[Requirement] Only the lines from the start of the data through the line containing "OF SEN SUPPORT" should be written out, exactly as they are, with both ends included and the pictures left out.
((
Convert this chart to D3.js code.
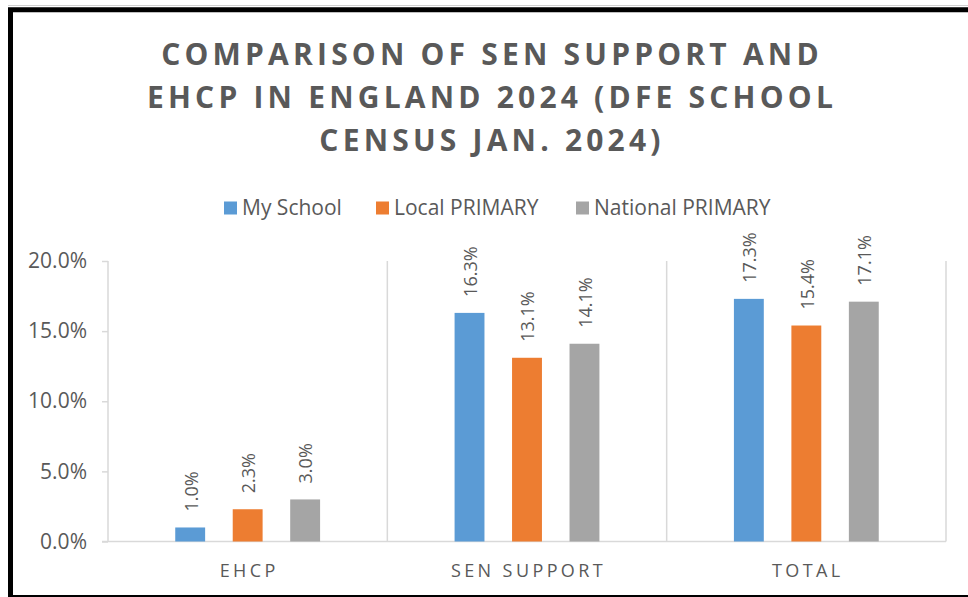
<!DOCTYPE html>
<html>
<head>
<meta charset="utf-8">
<script src="https://cdn.jsdelivr.net/npm/d3@7"></script>
<style>
  html, body { margin: 0; padding: 0; background: #fff; }
  svg { display: block; font-family: "Open Sans", sans-serif; }
</style>
</head>
<body>
<svg id="chart"></svg>
<script>
const width = 968;
const height = 597;

// data
const categories = ["EHCP", "SEN SUPPORT", "TOTAL"];
const seriesNames = ["My School", "Local PRIMARY", "National PRIMARY"];
const mySchool = [1.0, 16.3, 17.3];
const localPrimary = [2.3, 13.1, 15.4];
const nationalPrimary = [3.0, 14.1, 17.1];
const yTicks = [0, 5, 10, 15, 20];
const titleLines = ["COMPARISON OF SEN SUPPORT AND", "EHCP IN ENGLAND 2024 (DFE SCHOOL", "CENSUS JAN. 2024)"];

const seriesValues = [mySchool, localPrimary, nationalPrimary];
const colors = ["#5B9BD5", "#ED7D31", "#A5A5A5"];
const textColor = "#595959";
const gridColor = "#D9D9D9";

const plot = { left: 108, right: 946, top: 261, bottom: 541.5 };

const svg = d3.select("#chart").attr("width", width).attr("height", height);

// frame
svg.append("line")
	.attr("x1", 8).attr("x2", width).attr("y1", 5.5).attr("y2", 5.5)
	.attr("stroke", "#cfcfcf").attr("stroke-width", 1);
svg.append("rect")
	.attr("x", 10.5).attr("y", 9.75)
	.attr("width", 980).attr("height", 587.75)
	.attr("fill", "none").attr("stroke", "#000").attr("stroke-width", 5);

// title
svg.append("g")
	.selectAll("text")
	.data(titleLines)
	.join("text")
	.attr("x", 492)
	.attr("y", (d, i) => 65 + i * 43)
	.attr("text-anchor", "middle")
	.attr("font-size", 30)
	.attr("font-weight", "bold")
	.attr("letter-spacing", "4.2px")
	.attr("fill", textColor)
	.text((d) => d);

// legend
const legendX = [224, 376, 576];
const legend = svg.append("g")
	.selectAll("g")
	.data(seriesNames)
	.join("g")
	.attr("transform", (d, i) => `translate(${legendX[i]},208)`);
legend.append("rect")
	.attr("x", 0).attr("y", -6.5)
	.attr("width", 13).attr("height", 13)
	.attr("fill", (d, i) => colors[i]);
legend.append("text")
	.attr("x", 18)
	.attr("y", 0)
	.attr("dy", "0.35em")
	.attr("font-size", 21)
	.attr("fill", textColor)
	.text((d) => d);

// scales
const x0 = d3.scaleBand().domain(categories).range([plot.left, plot.right]).padding(0);
const x1 = d3.scaleBand().domain(seriesNames).range([0, x0.bandwidth()]).paddingInner(0.48).paddingOuter(1.17);
const y = d3.scaleLinear().domain([0, 20]).range([plot.bottom, plot.top]);

// vertical gridlines at category boundaries
const bounds = categories.map((c) => x0(c)).concat([x0(categories[categories.length - 1]) + x0.bandwidth()]);
svg.append("g")
	.selectAll("line")
	.data(bounds)
	.join("line")
	.attr("x1", (d) => d).attr("x2", (d) => d)
	.attr("y1", plot.top).attr("y2", plot.bottom)
	.attr("stroke", gridColor).attr("stroke-width", 1.5);

// y axis
const yAxis = svg.append("g")
	.attr("transform", `translate(${plot.left},0)`)
	.call(d3.axisLeft(y).tickValues(yTicks).tickSize(6).tickPadding(15).tickFormat((d) => d.toFixed(1) + "%"));
yAxis.select(".domain").remove();
yAxis.selectAll(".tick line").attr("stroke", gridColor).attr("stroke-width", 1.5);
yAxis.selectAll(".tick text")
	.attr("font-size", 21)
	.attr("font-family", "Open Sans, sans-serif")
	.attr("fill", textColor);

// baseline
svg.append("line")
	.attr("x1", plot.left - 6).attr("x2", plot.right)
	.attr("y1", y(0)).attr("y2", y(0))
	.attr("stroke", gridColor).attr("stroke-width", 1.5);

// bars
const groups = svg.append("g")
	.selectAll("g")
	.data(categories)
	.join("g")
	.attr("transform", (d) => `translate(${x0(d)},0)`);

const cells = groups.selectAll("g")
	.data((c, ci) => seriesNames.map((s, si) => ({ series: s, si, value: seriesValues[si][ci] })))
	.join("g");

cells.append("rect")
	.attr("x", (d) => x1(d.series))
	.attr("y", (d) => y(d.value))
	.attr("width", x1.bandwidth())
	.attr("height", (d) => y(0) - y(d.value))
	.attr("fill", (d) => colors[d.si]);

cells.append("text")
	.attr("transform", (d) => `translate(${x1(d.series) + x1.bandwidth() / 2 + 1},${y(d.value) - 16}) rotate(-90)`)
	.attr("text-anchor", "start")
	.attr("dy", "0.35em")
	.attr("font-size", 18)
	.attr("fill", textColor)
	.text((d) => d.value.toFixed(1) + "%");

// category labels
svg.append("g")
	.selectAll("text")
	.data(categories)
	.join("text")
	.attr("x", (d) => x0(d) + x0.bandwidth() / 2 + 1.5)
	.attr("y", 577)
	.attr("text-anchor", "middle")
	.attr("font-size", 18)
	.attr("letter-spacing", "3.4px")
	.attr("fill", textColor)
	.text((d) => d);
</script>
</body>
</html>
))
[The completed task]
Convert this chart to D3.js code.
<!DOCTYPE html>
<html>
<head>
<meta charset="utf-8">
<script src="https://cdn.jsdelivr.net/npm/d3@7"></script>
<style>
  html, body { margin: 0; padding: 0; background: #fff; }
  svg { display: block; font-family: "Open Sans", sans-serif; }
</style>
</head>
<body>
<svg id="chart"></svg>
<script>
const width = 968;
const height = 597;

// data
const categories = ["EHCP", "SEN SUPPORT", "TOTAL"];
const seriesNames = ["My School", "Local PRIMARY", "National PRIMARY"];
const mySchool = [1.0, 16.3, 17.3];
const localPrimary = [2.3, 13.1, 15.4];
const nationalPrimary = [3.0, 14.1, 17.1];
const yTicks = [0, 5, 10, 15, 20];
const titleLines = ["COMPARISON OF SEN SUPPORT AND", "EHCP IN ENGLAND 2024 (DFE SCHOOL", "CENSUS JAN. 2024)"];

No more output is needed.